Indeed, we’ve gone beyond mere market-driven and product-first filmmaking with Brave New World; we’re now at a point where Marvel Studios could arguably be accused of making its own downfall an item of its perverted objectification. Studio meddling is now the grotesque main course when it was once just an irritant that had to be worked around, like shoveling snow or putting on sunblock.
In Guardians of the Galaxy Vol. 3 and Black Panther: Wakanda Forever — two Phase Four films and the last real bastions of the good that this franchise could do — James Gunn and Ryan Coogler still had to deal with those CGI army fights, but they hardly registered as drawbacks given how strong both of their films were. The ill-fated Eternals and Quantumania were not as lucky, but even then, you could still identify the necessary tweaks needed to actualize a good version of those films (namely, axe Kingo, Thena, and Gilgamesh from the ensemble, and trap Ant-Man in the Quantum Realm so as to tee up what should have been Cassie Lang’s arc).
You can do no such thing with Brave New World. There’s no mistakes to be fixed because there’s no basis for what this story wants to do, which is directly a result of Marvel Studios trying to make this film as consumable as possible for everyone everywhere. If you stand for nothing, you can’t be disliked, but you certainly won’t be respected. Sam Wilson tells us what he’s dealing with, but then doesn’t live it out in the plot. Brave New World is an impression of a xerox of an idea of a story, drenched in Marvel’s sugary IP to try and make up for it.

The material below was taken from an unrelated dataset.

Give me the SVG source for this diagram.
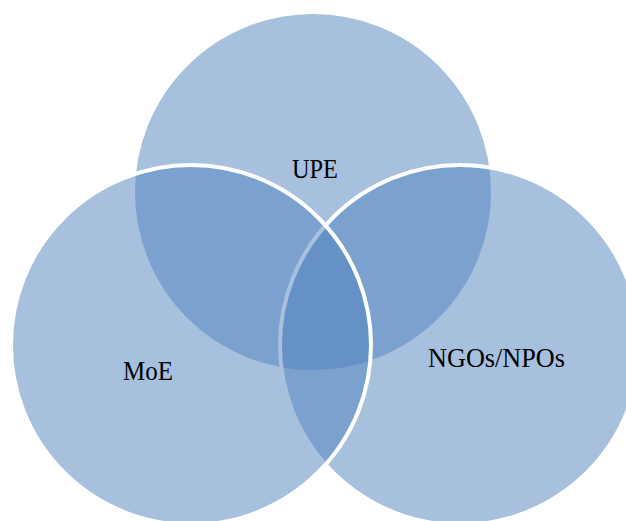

With Thunderbolts* and The Fantastic Four: First Steps on the horizon — not to mention the wealth of storytelling talent populating James Gunn’s DC Universe as opposed to Marvel’s legion of yes men — Brave New World was the last film that Marvel Studios could afford to get wrong. If Marvel so much as flirts with this degree of narrative carelessness again, it’s going to be curtains on the Feigeverse, and we’ll be all the better for it.